Sebenarnya, Gita bukan penulis baru di Kalsel, tahun 2013 ia menulis yang juga mendapat banyak kritikan karena terlalu dini menyimpulkan opininya sendiri. Seakan Gita tidak kapok, kembali ia menulis yang menurut penulis seharusnya redaktur berpikir ulang mengenai pemuatan tulisannya.

kita tentu sudah semakin pintar, mengenai pembubaran HTI yang dilarang pemerintah bukan semerta-merta melukai agama Islam. Sebab HTI hanyalah sebuah perkumpulan yang memiliki ideology tersendiri. Sudah sering kita dengar dengan Bahasa “tegakkan khilafah” oleh HTI, sementara dalam acara AIMAN Kompas TV saat mendatangi kantor pusat HTI, disana terlihat jelas dalam kantor tersebut tidak ada satu bendera merah putih pun dalam ruangan apalagi foto presiden Republik Indonesia. Dalam ruangan tersebut cuma ada bendera yang mereka bawa kemana saja ketika melakukan aksi.

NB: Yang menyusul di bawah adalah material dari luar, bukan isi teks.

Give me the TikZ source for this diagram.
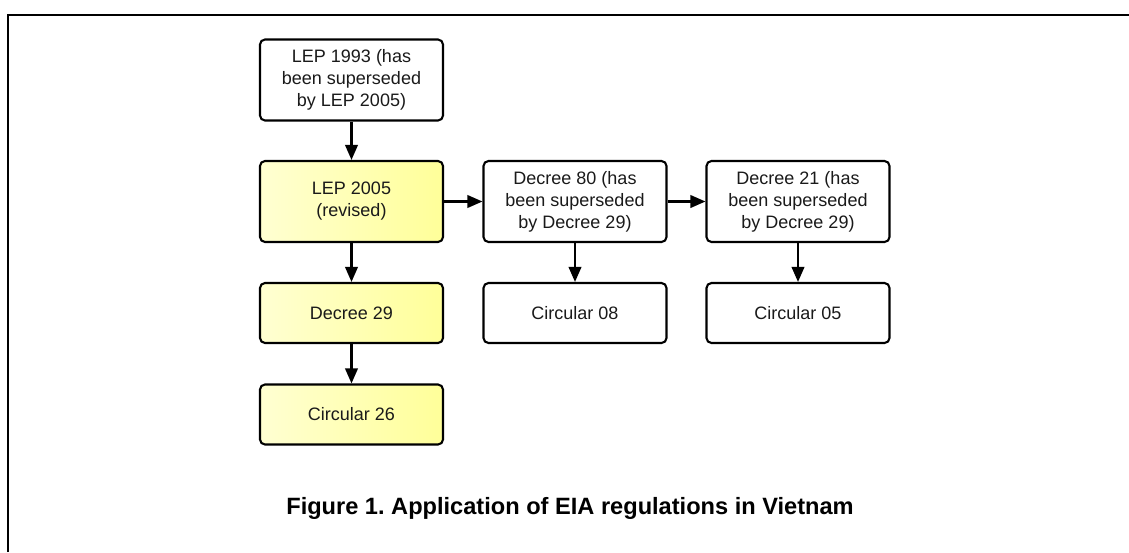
\documentclass[tikz,border=0pt]{standalone}
\usepackage{fontspec}
\setmainfont{Liberation Sans}
\usetikzlibrary{arrows.meta}
\definecolor{yelL}{HTML}{FFFFD2}
\definecolor{yelR}{HTML}{FFFF99}
\definecolor{txt}{HTML}{1A1A1A}
\frenchspacing
\tikzset{
  box/.style={draw=black, line width=2.1pt, rounded corners=5pt, fill=white,
    minimum width=183pt, align=center, text=txt,
    font=\fontsize{18}{22}\selectfont, inner sep=0pt},
  tall/.style={minimum height=81pt},
  short/.style={minimum height=60pt},
  yel/.style={left color=yelL, right color=yelR},
  link/.style={line width=2.2pt, -{Triangle[length=15pt,width=12.5pt]}},
}
\begin{document}
\begin{tikzpicture}[x=1pt,y=-1pt]
\useasboundingbox (0,0) rectangle (1129,552);
\draw[line width=2.6pt] (8,552) -- (8,15) -- (1129,15);
\node[box,tall] (lep93) at (351.5,80) {LEP 1993 (has\\been superseded\\by LEP 2005)};
\node[box,tall,yel] (lep05) at (351.5,201.5) {LEP 2005\\(revised)};
\node[box,short,yel] (d29) at (351.5,313) {Decree 29};
\node[box,short,yel] (c26) at (351.5,414.5) {Circular 26};
\node[box,tall] (d80) at (575,201.5) {Decree 80 (has\\been superseded\\by Decree 29)};
\node[box,tall] (d21) at (798,201.5) {Decree 21 (has\\been superseded\\by Decree 29)};
\node[box,short] (c08) at (575,313) {Circular 08};
\node[box,short] (c05) at (798,313) {Circular 05};
\draw[link] (lep93) -- (lep05);
\draw[link] (lep05) -- (d29);
\draw[link] (d29) -- (c26);
\draw[link] (lep05) -- (d80);
\draw[link] (d80) -- (d21);
\draw[link] (d80) -- (c08);
\draw[link] (d21) -- (c05);
\node[font=\fontsize{23.6}{28}\selectfont\bfseries, anchor=base, inner sep=0pt] (cap) at (570,514) {Figure 1. Application of EIA regulations in Vietnam};
\end{tikzpicture}
\end{document}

Sebagai orang akademisi, tentu patut kita pertanyakan bagaimana sepak terjang Gita. Hal ini menjadi perlu bagi semua penulis agar tidak membangun opini yang simpang siur ditelinga publik. Apalagi selalu menyalahkan presiden dalam semua permasalahan yang terjadi di negeri ini.

Hukum Versi Gita Pebrina Ramadhana
Gita dalam pandangannya menyampaikan kasus yang terjadi pada Ahok juga permainan dari penguasa. Padahal sudah jelas, Ahok sudah di vonis dan sekarang sudah menjalani masa penahanan di Markas Brimob Jakarta. “Media tidak memberitakan lagi kasus ini. Apa Kabarnya kasus ini?” Kata Gita.

Penulis semakin yakin, Gita tidak begitu mengikuti perkembangan berita tentang Ahok. Padahal bulan kemarin kasus Ahok ramai diberitakan media soal Peninjauan Kembali (PK) yang di ajukan oleh Ahok. Apa Gita membaca berita tersebut?

Dalam menulis itu sebenarnya tidak semudah tulisan itu dibuat. Akan tetapi tanggungjawab di dalamnya. Opini yang kita buat akan menimbulkan persepsi di masyarakat. Seharusnya, sebagai penulis, Gita juga belajar sopan santun dalam menuangkan opininya, apalagi di muat di media besar.


 Note: Tulisan ini terbit edisi cetak di Koran Radar Banjarmasin edisi 23/3/2018.